Il Tribunale di Milano, con la sentenza n. 38489 del 2015, si è occupata proprio di questa questione, fornendo alcune interessanti precisazioni sul punto.
Nel caso esaminato dal Tribunale, una donna aveva agito in giudizio nei confronti di un condominio, al fine di ottenere il risarcimento dei danni subiti a seguito di una caduta, avvenuta mentre la stessa camminava nello spazio sottostante al porticato del condominio stesso.
Secondo la donna, in particolare, la caduta era stata causata da una lastra di ghiaccio presente sulla pavimentazione e doveva ritenersi responsabile il condominio, in qualità di custode del porticato in questione.
Il Tribunale, tuttavia, non riteneva di poter accogliere la domanda risarcitoria svolta dall’attrice, evidenziando che, ai fini dell’affermazione della responsabilità da cosa in custodia, di cui all’art. 2051 c.c., è necessario che l’attore dimostri la sussistenza di un rapporto di causalità tra la cosa custodita e il danno verificatosi.
Evidenziava il Tribunale, inoltre, che “tale prova deve essere particolarmente rigorosa soprattutto quando la cosa produttiva di danno è una cosa inerte”, come nel caso di specie.

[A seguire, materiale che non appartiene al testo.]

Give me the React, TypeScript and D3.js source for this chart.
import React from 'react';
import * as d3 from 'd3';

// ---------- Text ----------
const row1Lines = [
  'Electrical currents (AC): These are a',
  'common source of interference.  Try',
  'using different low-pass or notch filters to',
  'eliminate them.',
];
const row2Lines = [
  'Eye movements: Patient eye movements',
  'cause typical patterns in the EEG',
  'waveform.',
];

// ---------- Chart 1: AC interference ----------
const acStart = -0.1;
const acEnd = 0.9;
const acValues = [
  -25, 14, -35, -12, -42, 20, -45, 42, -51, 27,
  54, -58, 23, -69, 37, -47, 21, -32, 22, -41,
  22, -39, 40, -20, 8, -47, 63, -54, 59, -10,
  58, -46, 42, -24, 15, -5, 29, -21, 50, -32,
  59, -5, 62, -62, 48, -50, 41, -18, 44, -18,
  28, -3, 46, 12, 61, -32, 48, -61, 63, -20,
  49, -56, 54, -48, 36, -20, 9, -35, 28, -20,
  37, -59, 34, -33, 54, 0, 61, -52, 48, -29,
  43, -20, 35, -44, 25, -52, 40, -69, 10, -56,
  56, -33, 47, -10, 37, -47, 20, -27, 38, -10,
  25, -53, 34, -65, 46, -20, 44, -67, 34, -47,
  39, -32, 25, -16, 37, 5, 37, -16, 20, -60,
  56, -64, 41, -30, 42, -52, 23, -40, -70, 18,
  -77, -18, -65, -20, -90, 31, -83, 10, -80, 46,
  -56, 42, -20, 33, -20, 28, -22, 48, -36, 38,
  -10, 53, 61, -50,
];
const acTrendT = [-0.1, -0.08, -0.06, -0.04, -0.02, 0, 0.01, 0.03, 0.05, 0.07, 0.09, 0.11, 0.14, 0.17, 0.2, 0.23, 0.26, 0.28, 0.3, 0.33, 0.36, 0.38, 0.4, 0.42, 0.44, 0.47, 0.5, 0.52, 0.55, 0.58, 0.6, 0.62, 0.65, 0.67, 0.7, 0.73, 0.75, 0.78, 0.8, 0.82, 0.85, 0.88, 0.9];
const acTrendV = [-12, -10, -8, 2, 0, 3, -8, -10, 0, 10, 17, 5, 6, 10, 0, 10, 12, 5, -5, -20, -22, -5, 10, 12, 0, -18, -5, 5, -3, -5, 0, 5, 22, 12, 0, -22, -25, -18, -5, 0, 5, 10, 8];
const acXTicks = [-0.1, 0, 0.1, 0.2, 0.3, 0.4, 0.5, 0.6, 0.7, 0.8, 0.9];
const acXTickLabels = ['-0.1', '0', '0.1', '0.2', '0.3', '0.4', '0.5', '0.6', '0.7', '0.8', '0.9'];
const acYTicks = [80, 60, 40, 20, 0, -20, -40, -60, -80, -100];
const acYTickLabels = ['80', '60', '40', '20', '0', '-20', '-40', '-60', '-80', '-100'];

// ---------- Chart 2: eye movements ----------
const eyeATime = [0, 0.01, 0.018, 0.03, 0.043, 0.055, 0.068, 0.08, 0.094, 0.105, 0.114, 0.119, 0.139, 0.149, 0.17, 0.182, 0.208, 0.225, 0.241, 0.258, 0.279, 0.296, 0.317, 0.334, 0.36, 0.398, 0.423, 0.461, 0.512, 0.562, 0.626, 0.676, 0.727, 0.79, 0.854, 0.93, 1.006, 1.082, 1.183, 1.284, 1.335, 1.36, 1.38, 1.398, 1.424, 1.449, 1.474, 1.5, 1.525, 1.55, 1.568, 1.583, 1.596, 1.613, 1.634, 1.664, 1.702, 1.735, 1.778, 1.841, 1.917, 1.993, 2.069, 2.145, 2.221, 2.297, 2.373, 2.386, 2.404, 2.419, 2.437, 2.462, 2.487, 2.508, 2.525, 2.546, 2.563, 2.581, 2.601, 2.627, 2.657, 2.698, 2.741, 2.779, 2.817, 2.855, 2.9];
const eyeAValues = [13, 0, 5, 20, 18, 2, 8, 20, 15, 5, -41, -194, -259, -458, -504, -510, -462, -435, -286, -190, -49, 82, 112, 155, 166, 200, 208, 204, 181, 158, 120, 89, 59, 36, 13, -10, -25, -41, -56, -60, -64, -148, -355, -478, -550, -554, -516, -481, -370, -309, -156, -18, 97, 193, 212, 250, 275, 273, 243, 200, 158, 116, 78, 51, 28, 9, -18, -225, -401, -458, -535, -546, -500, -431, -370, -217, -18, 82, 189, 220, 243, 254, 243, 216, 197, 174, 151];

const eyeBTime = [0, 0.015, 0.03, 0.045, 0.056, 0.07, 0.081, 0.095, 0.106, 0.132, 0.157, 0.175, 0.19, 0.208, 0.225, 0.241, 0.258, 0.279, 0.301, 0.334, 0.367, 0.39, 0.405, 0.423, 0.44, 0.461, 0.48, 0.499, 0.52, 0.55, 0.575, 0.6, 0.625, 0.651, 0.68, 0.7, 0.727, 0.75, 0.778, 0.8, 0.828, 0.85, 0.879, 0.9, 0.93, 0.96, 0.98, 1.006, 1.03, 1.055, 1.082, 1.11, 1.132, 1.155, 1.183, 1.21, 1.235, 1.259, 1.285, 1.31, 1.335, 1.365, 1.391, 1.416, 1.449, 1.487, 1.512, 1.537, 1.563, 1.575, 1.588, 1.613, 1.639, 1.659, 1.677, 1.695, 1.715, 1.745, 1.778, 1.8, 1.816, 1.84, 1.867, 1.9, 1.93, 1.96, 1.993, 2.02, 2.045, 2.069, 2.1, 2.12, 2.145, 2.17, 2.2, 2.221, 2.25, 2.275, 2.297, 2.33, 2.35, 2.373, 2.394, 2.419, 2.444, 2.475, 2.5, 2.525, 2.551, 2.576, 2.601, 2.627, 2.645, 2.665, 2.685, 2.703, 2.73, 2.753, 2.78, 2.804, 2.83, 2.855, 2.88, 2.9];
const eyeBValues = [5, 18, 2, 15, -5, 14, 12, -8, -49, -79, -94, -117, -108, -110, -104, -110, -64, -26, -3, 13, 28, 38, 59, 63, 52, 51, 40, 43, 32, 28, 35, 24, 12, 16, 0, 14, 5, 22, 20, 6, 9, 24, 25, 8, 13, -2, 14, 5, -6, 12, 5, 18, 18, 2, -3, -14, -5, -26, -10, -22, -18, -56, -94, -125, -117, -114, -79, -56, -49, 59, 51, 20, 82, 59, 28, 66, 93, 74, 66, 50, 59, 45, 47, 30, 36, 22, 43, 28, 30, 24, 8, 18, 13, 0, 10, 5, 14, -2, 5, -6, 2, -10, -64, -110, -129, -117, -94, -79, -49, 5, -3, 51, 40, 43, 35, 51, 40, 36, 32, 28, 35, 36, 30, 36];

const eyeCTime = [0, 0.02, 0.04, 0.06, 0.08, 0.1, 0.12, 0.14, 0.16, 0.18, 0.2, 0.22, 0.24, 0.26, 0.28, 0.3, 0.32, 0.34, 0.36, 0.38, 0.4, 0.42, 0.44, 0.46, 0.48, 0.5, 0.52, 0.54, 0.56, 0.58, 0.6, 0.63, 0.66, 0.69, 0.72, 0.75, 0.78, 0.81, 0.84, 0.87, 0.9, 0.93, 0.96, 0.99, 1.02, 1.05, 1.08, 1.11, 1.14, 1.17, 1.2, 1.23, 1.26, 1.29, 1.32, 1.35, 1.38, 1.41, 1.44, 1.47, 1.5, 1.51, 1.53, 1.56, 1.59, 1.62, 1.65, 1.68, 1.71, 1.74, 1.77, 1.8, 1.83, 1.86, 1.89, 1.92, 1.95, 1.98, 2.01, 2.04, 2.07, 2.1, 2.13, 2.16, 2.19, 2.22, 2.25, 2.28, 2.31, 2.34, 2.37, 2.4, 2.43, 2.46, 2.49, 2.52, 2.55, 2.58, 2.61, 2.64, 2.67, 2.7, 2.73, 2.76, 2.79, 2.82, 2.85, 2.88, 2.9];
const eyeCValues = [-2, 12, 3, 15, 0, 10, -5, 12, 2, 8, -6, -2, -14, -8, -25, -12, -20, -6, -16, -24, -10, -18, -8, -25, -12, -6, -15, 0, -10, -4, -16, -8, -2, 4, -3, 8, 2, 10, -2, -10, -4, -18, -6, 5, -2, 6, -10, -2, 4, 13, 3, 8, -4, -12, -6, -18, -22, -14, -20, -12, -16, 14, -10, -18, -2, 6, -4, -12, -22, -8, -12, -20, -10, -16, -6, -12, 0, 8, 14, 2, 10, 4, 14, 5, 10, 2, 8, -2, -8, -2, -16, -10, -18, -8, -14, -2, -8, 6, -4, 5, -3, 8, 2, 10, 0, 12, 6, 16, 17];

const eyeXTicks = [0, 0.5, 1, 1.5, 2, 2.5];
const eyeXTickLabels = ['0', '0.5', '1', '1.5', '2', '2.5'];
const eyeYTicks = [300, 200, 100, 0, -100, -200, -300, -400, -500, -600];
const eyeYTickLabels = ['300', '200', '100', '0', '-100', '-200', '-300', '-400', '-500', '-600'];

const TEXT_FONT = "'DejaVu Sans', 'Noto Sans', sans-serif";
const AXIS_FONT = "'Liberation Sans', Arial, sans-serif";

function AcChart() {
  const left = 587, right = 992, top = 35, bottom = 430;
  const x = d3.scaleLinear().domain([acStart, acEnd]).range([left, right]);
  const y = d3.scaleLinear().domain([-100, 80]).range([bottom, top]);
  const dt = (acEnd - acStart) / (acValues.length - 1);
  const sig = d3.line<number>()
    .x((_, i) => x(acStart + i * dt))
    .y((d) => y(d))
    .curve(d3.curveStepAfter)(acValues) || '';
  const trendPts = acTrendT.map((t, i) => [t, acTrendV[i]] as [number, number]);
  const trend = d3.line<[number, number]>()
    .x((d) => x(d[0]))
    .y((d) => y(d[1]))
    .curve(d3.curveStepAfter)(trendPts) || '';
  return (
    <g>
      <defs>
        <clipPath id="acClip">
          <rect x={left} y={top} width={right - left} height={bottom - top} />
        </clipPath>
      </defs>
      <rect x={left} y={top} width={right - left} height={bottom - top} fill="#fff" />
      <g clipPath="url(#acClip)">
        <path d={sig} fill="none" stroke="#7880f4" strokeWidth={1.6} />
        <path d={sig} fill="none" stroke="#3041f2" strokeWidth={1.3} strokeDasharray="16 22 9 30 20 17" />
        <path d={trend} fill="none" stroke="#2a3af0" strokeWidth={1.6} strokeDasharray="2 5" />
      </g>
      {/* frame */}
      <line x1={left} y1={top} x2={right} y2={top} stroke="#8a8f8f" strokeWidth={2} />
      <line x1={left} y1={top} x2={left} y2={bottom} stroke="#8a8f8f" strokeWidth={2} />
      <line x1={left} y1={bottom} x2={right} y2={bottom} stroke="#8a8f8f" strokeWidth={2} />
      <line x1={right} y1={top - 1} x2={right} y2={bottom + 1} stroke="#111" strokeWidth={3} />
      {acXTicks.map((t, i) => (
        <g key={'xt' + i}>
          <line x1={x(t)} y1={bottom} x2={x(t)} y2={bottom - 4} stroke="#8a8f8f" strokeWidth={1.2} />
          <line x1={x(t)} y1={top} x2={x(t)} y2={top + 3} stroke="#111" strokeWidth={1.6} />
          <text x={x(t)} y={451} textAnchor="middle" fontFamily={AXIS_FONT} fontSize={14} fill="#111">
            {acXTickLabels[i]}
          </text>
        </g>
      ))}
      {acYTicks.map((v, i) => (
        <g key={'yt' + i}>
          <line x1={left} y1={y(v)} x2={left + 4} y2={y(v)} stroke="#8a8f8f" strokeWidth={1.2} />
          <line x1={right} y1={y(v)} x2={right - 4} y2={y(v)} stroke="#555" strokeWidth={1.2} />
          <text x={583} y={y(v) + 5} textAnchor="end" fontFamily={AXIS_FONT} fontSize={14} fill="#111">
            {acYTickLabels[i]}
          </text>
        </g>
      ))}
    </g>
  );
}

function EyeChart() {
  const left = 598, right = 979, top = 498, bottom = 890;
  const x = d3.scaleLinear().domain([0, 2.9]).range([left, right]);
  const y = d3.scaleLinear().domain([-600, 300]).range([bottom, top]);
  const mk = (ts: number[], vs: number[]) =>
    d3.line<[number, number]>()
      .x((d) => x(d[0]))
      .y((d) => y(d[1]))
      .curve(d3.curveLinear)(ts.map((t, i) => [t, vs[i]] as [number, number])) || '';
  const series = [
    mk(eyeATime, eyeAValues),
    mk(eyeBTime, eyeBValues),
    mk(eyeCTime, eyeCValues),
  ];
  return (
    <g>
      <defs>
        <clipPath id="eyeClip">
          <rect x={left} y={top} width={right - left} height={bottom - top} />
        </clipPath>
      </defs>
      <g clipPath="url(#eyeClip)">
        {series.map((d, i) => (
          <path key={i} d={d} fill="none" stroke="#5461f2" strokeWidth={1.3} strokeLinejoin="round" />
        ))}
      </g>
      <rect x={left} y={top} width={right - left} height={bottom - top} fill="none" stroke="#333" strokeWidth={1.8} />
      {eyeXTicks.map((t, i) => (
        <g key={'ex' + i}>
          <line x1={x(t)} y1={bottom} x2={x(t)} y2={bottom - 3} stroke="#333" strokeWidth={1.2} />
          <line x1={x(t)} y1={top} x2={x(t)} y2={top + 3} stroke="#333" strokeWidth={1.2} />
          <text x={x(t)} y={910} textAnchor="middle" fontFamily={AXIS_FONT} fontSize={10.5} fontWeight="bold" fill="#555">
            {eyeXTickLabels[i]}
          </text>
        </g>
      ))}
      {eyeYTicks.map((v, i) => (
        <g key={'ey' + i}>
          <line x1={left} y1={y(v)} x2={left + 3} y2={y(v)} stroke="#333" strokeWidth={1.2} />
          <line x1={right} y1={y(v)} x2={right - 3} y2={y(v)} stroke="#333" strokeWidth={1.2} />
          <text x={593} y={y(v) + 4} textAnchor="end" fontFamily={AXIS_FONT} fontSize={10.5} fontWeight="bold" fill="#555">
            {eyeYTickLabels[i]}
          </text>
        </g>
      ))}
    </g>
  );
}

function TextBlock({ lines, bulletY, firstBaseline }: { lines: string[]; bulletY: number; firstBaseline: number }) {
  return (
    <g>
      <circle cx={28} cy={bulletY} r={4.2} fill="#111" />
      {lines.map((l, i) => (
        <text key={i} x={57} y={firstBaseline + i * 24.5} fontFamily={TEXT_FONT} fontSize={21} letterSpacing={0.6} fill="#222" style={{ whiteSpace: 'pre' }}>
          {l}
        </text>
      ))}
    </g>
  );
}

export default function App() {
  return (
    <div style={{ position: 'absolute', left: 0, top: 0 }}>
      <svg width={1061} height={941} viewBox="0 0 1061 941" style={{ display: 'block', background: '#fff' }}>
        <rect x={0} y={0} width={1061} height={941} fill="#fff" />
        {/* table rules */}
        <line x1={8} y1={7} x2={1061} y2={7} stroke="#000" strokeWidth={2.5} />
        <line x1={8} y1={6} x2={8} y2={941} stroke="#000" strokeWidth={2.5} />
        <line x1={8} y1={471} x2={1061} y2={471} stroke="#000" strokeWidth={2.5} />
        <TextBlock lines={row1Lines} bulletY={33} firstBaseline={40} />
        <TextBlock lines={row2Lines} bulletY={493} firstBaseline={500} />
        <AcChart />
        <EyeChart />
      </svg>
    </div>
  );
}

Ebbene, nel caso in esame, il Tribunale riteneva che l’attrice non avesse assolto all’onere della prova sulla stessa incombente, dal momento che una testimone aveva riferito di non averla vista cadere, ma di aver visto solo che la donna era a terra sotto il porticato del condominio.
Per quanto riguarda lo stato dei luoghi, peraltro, la testimone aveva riferito che era in corso una debole nevicata ma di non saper dire se sotto il portico c’era del ghiaccio.
Pertanto, secondo il Tribunale, non vi era alcuna prova dell’effettiva presenza del ghiaccio, la quale, comunque, appariva “inverosimile”, in considerazione delle temperature che erano state registrate in quei giorni.
A detta del Tribunale, dunque, la caduta della donna poteva essere seguita ad un suo movimento maldestro, con la conseguenza che il condominio non poteva essere condannato.
Ciò considerato, il Tribunale di Milano rigettava la domanda risarcitoria proposta dalla donna, condannando la stessa anche al pagamento delle spese processuali.